I focused on a fan moving in the room., I looked at my partner Steven whose eyes every red and tears, everyone looked at me with great sadness and pity. At first as thought they were telling me it was terminal so for those few minutes I felt my life was due to end. I thought of my beautiful little boy and the lifetime of experiences I would miss out on. ‘Do you want more children?’ the Dr asked, ‘yes of course’ I replied with great confusion I thought well it’s too late now! I am going to die. I soon realised that breast cancer in younger women was more common than I had thought and there was a possibility I could fight this and get out of the other side, what joy I suddenly felt so lucky!! I have a fighting chance to still watch my boy grow and live life with Steven until we are old and grey (heres hoping).

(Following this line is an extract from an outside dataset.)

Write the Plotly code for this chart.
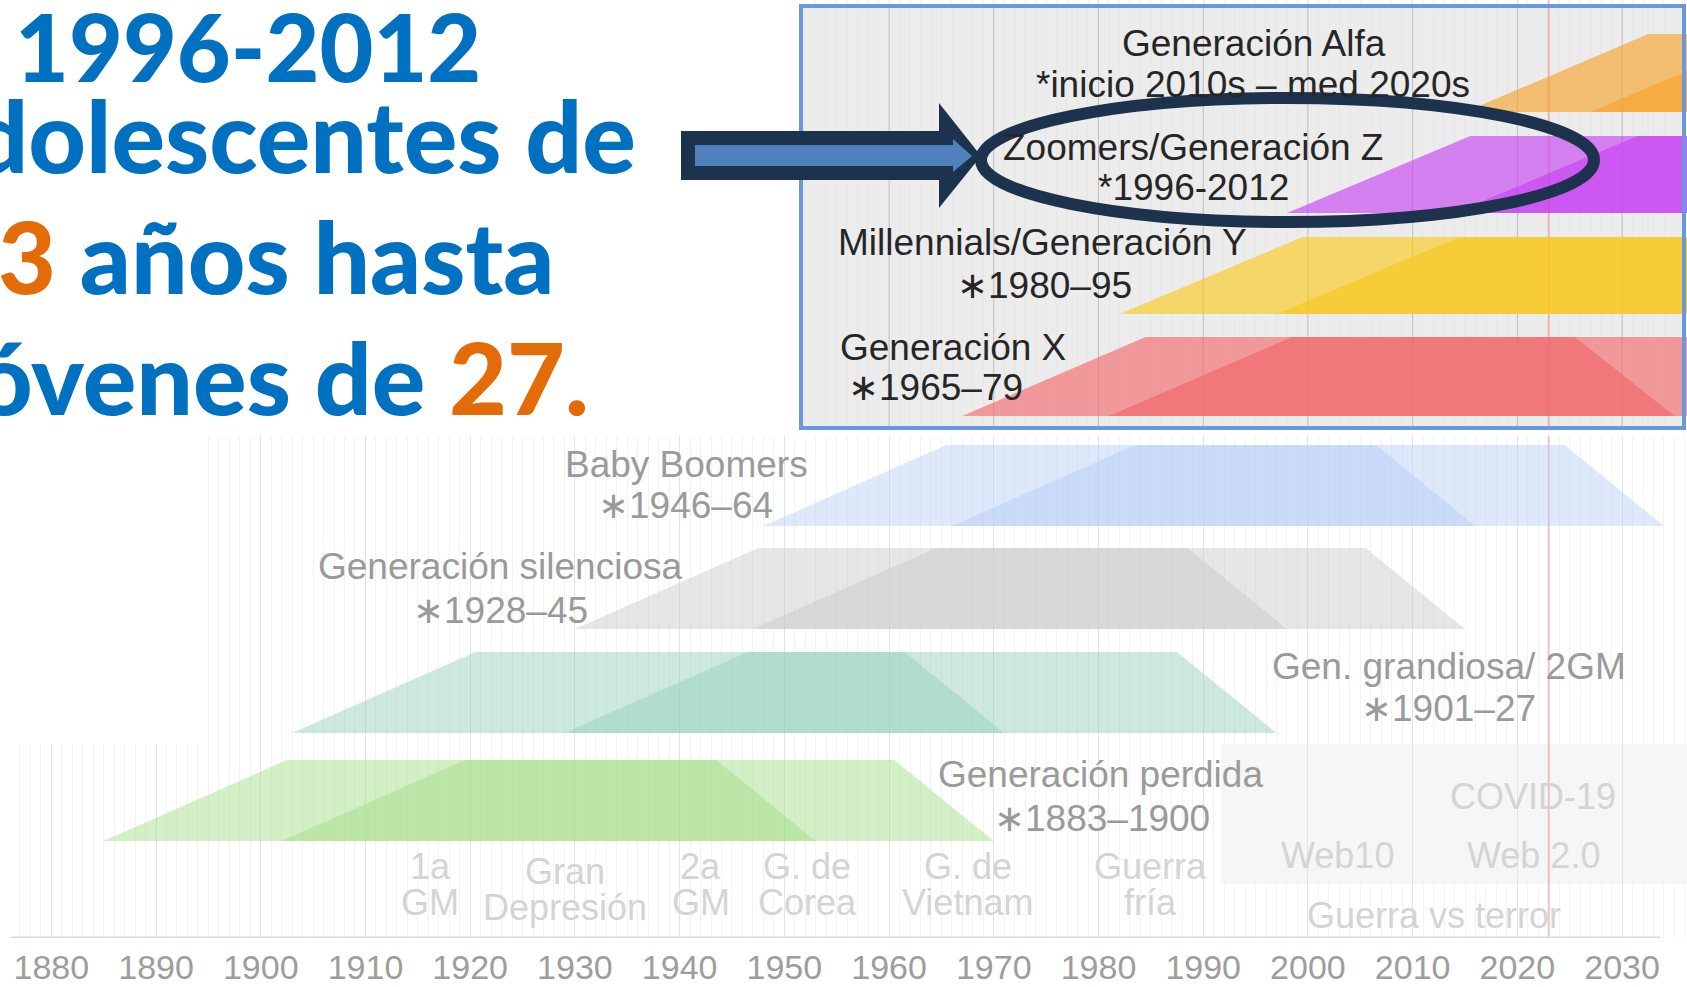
import plotly.graph_objects as go

# ---------------- data ----------------
GEN_NAMES = ["Generación Alfa", "Zoomers/Generación Z", "Millennials/Generación Y",
             "Generación X", "Baby Boomers", "Generación silenciosa",
             "Gen. grandiosa/ 2GM", "Generación perdida"]
GEN_SUBTITLES = ["*inicio 2010s – med 2020s", "*1996-2012", "∗1980–95", "∗1965–79",
                 "∗1946–64", "∗1928–45", "∗1901–27", "∗1883–1900"]
BIRTH_START = [2013, 1996, 1980, 1965, 1946, 1928, 1901, 1883]
BIRTH_END = [2025, 2012, 1995, 1979, 1964, 1945, 1927, 1900]
LIFE_STAGE_AGES = [2, 19.5, 60.5, 70]   # bottom-left, top-left, top-right, bottom-right of each cohort shape

EVENT_LINE1 = ["1a", "Gran", "2a", "G. de", "G. de", "Guerra", "Web10", "Web 2.0", "COVID-19", "Guerra vs terror"]
EVENT_LINE2 = ["GM", "Depresión", "GM", "Corea", "Vietnam", "fría", "", "", "", ""]
EVENT_YEAR = [1916.2, 1929.1, 1942.0, 1952.2, 1967.5, 1985.0, 2002.8, 2021.5, 2021.5, 2012.0]

TICK_YEARS = [1880, 1890, 1900, 1910, 1920, 1930, 1940, 1950, 1960, 1970,
              1980, 1990, 2000, 2010, 2020, 2030]
NOW_YEAR = 2023

HEADLINE_1 = "1996-2012"
HEADLINE_2 = "Adolescentes de"
HEADLINE_3_NUM = "3"
HEADLINE_3_TXT = " años hasta"
HEADLINE_4_TXT = "jóvenes de "
HEADLINE_4_NUM = "27."

# ---------------- layout / style ----------------
W, H = 1687, 987
PLOT_H = 938
X_RANGE = [1875.1, 2036.2]


def px2x(px):
    return X_RANGE[0] + px * (X_RANGE[1] - X_RANGE[0]) / W


BAND_TOP = [34, 136, 237, 337, 445, 548, 652, 760]
BAND_BOTTOM = [112, 213, 314, 416, 526, 629, 733, 841]
GEN_COLORS = ["247,160,38", "198,62,242", "248,200,24", "242,100,104",
              "179,204,246", "199,199,199", "144,206,184", "157,219,128"]
GEN_ALPHA = [0.62, 0.62, 0.62, 0.62, 0.45, 0.45, 0.45, 0.45]

# label positions: (x px, y px, anchor)
TITLE_POS = [(1254, 43, "center"), (1193, 147, "center"), (1042, 242, "center"), (838, 347, "left"),
             (686, 464, "center"), (500, 566, "center"), (1449, 666, "center"), (1100, 774, "center")]
SUB_POS = [(1253, 84, "center"), (1193, 187, "center"), (1044, 285, "center"), (846, 387, "left"),
           (685, 505, "center"), (500, 610, "center"), (1448, 708, "center"), (1102, 818, "center")]
EVENT_Y1 = [866, 871, 866, 866, 866, 866, 855, 855, 796, 915]
EVENT_Y2 = [902, 907, 902, 902, 902, 902, 0, 0, 0, 0]

LAB_FONT = "Liberation Sans, Arial, sans-serif"
BIG_FONT = "Lato, Open Sans, sans-serif"
BLUE = "#0070c0"
ORANGE = "#e36c09"
NAVY = "#1d324d"

fig = go.Figure()

# cohort trapezoids (two overlapping translucent shapes per generation)
for i in range(len(GEN_NAMES)):
    fill = f"rgba({GEN_COLORS[i]},{GEN_ALPHA[i]})"
    for b in (BIRTH_START[i], BIRTH_END[i]):
        xs = [b + a for a in LIFE_STAGE_AGES] + [b + LIFE_STAGE_AGES[0]]
        ys = [BAND_BOTTOM[i], BAND_TOP[i], BAND_TOP[i], BAND_BOTTOM[i], BAND_BOTTOM[i]]
        fig.add_trace(go.Scatter(x=xs, y=ys, mode="lines", fill="toself", fillcolor=fill,
                                 line=dict(width=0), hoverinfo="skip", showlegend=False))

shapes = []
# highlighted box background
shapes.append(dict(type="rect", xref="x", yref="y", x0=px2x(801), x1=px2x(1684), y0=6, y1=428,
                   fillcolor="#ececec", line=dict(width=0), layer="below"))
# grey block behind web labels
shapes.append(dict(type="rect", xref="x", yref="y", x0=px2x(1221), x1=px2x(1687), y0=744, y1=884,
                   fillcolor="#f6f6f6", line=dict(width=0), layer="below"))
# denser year lines inside highlighted box
for yr in range(1952, 2037):
    col = "rgba(0,0,0,0.16)" if yr % 10 == 0 else "rgba(0,0,0,0.055)"
    shapes.append(dict(type="line", xref="x", yref="y", x0=yr, x1=yr, y0=8, y1=426,
                       line=dict(color=col, width=1), layer="between"))
# "now" line
shapes.append(dict(type="line", xref="x", yref="y", x0=NOW_YEAR, x1=NOW_YEAR, y0=0, y1=PLOT_H,
                   line=dict(color="rgba(235,90,90,0.35)", width=2), layer="between"))
# white covers (areas without the chart background)
for (a, b, c, d) in [(0, 0, 800, 436), (800, 429, 1687, 436), (0, 436, 199, 744), (0, 744, 11, 938)]:
    shapes.append(dict(type="rect", xref="x", yref="y", x0=px2x(a), x1=px2x(c), y0=b, y1=d,
                       fillcolor="white", line=dict(width=0), layer="above"))
# axis base line
shapes.append(dict(type="line", xref="x", yref="y", x0=px2x(11), x1=px2x(1660), y0=938, y1=938,
                   line=dict(color="#d9d9d9", width=3), layer="above"))
# highlight box border
shapes.append(dict(type="rect", xref="x", yref="y", x0=px2x(801), x1=px2x(1684), y0=6, y1=428,
                   line=dict(color="#6a98dc", width=4), layer="above"))


def path(points):
    return "M " + " L ".join(f"{px2x(p[0]):.4f},{p[1]}" for p in points) + " Z"


arrow_outer = [(681, 131), (939, 131), (939, 103), (981, 156), (939, 208), (939, 180), (681, 180)]
arrow_inner = [(695, 145), (953, 145), (953, 139), (972, 156), (953, 172), (953, 166), (695, 166)]
shapes.append(dict(type="path", xref="x", yref="y", path=path(arrow_outer), fillcolor=NAVY,
                   line=dict(width=0), layer="above"))
shapes.append(dict(type="path", xref="x", yref="y", path=path(arrow_inner), fillcolor="#4f81bd",
                   line=dict(width=0), layer="above"))
# ellipse highlight
shapes.append(dict(type="circle", xref="x", yref="y", x0=px2x(981), x1=px2x(1594), y0=98, y1=222,
                   line=dict(color=NAVY, width=12), fillcolor="rgba(0,0,0,0)", layer="above"))

annotations = []
for i in range(len(GEN_NAMES)):
    col = "#262626" if i < 4 else "#9a9a9a"
    tx, ty, ta = TITLE_POS[i]
    sx, sy, sa = SUB_POS[i]
    annotations.append(dict(x=px2x(tx), y=ty, xref="x", yref="y", text=GEN_NAMES[i], showarrow=False,
                            xanchor=ta, yanchor="middle", font=dict(family=LAB_FONT, size=37, color=col)))
    annotations.append(dict(x=px2x(sx), y=sy, xref="x", yref="y", text=GEN_SUBTITLES[i], showarrow=False,
                            xanchor=sa, yanchor="middle", font=dict(family=LAB_FONT, size=37, color=col)))

for k in range(len(EVENT_LINE1)):
    annotations.append(dict(x=EVENT_YEAR[k], y=EVENT_Y1[k], xref="x", yref="y", text=EVENT_LINE1[k],
                            showarrow=False, xanchor="center", yanchor="middle",
                            font=dict(family=LAB_FONT, size=36, color="#d4d4d4")))
    if EVENT_LINE2[k]:
        annotations.append(dict(x=EVENT_YEAR[k], y=EVENT_Y2[k], xref="x", yref="y", text=EVENT_LINE2[k],
                                showarrow=False, xanchor="center", yanchor="middle",
                                font=dict(family=LAB_FONT, size=36, color="#d4d4d4")))

big1 = dict(family=BIG_FONT, size=93, color=BLUE, weight=900)
big = dict(family=BIG_FONT, size=100, color=BLUE, weight=900)
annotations += [
    dict(x=14 / W, y=46, xref="paper", yref="y", text=HEADLINE_1, showarrow=False,
         xanchor="left", yanchor="middle", font=big1, borderpad=0),
    dict(x=637 / W, y=134, xref="paper", yref="y", text=HEADLINE_2, showarrow=False,
         xanchor="right", yanchor="middle", font=big, borderpad=0),
    dict(x=-3 / W, y=255, xref="paper", yref="y",
         text=f"<span style='color:{ORANGE}'>{HEADLINE_3_NUM}</span>{HEADLINE_3_TXT}", showarrow=False,
         xanchor="left", yanchor="middle", font=big, borderpad=0),
    dict(x=590 / W, y=376, xref="paper", yref="y",
         text=f"{HEADLINE_4_TXT}<span style='color:{ORANGE}'>{HEADLINE_4_NUM}</span>", showarrow=False,
         xanchor="right", yanchor="middle", font=big, borderpad=0),
]

fig.update_layout(
    width=W, height=H,
    margin=dict(l=0, r=0, t=0, b=H - PLOT_H, pad=0, autoexpand=False),
    paper_bgcolor="white", plot_bgcolor="white",
    showlegend=False,
    shapes=shapes, annotations=annotations,
    xaxis=dict(range=X_RANGE, tickmode="array", tickvals=TICK_YEARS, ticktext=[str(t) for t in TICK_YEARS],
               showgrid=True, gridcolor="#e4e4e4", gridwidth=1, zeroline=False, showline=False,
               ticks="", ticklabelstandoff=6, automargin=False,
               tickfont=dict(family=LAB_FONT, size=34, color="#9d9d9d"),
               minor=dict(tickmode="linear", tick0=1875, dtick=1, showgrid=True,
                          gridcolor="#f3f3f3", gridwidth=1),
               fixedrange=True),
    yaxis=dict(range=[PLOT_H, 0], visible=False, showgrid=False, zeroline=False, fixedrange=True,
               automargin=False),
)

fig.write_html("out.html", config={"displayModeBar": False},
               post_script="document.body.style.margin='0px';document.body.style.overflow='hidden';")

After I became aware I had a fighting chance I felt so grateful and so appreciative for every moment I was still here in this beautiful world. I had to go home and tell. My mam, who looked at me in absolute disbelief and then looked at me in a way I have never seen before as if I had been dealt the worst cars in life and she would rather have been dealt the card of death.
I picked day son up and went to the beach with him and my partner, every step in the sand with my bare feet felt more special than it ever had before. It was summer and all u could think was ‘I have cancer and I am at the beach’ I thought. I played with my son in the sand and put the dirty C word to the back k of my mind.
Although I felt numb I felt so happy for that family time together. I wasn’t sure what was ahead, I knew it would be a long and hard journey but for now all I could think was ‘I am still alive, I’m at the beach and I’m happy to be here’. For that week I had lots of moments were I still felt so shocked to still be alive I said to myself ‘I have cancer and I’m I’m a shop’, ‘I have cancer but I’m driving in the car’ so normal, everything seemed relatively normal as I was supposed to be saying goodbye to my little life but instead I could fight cancer then make plans for an amazing life!!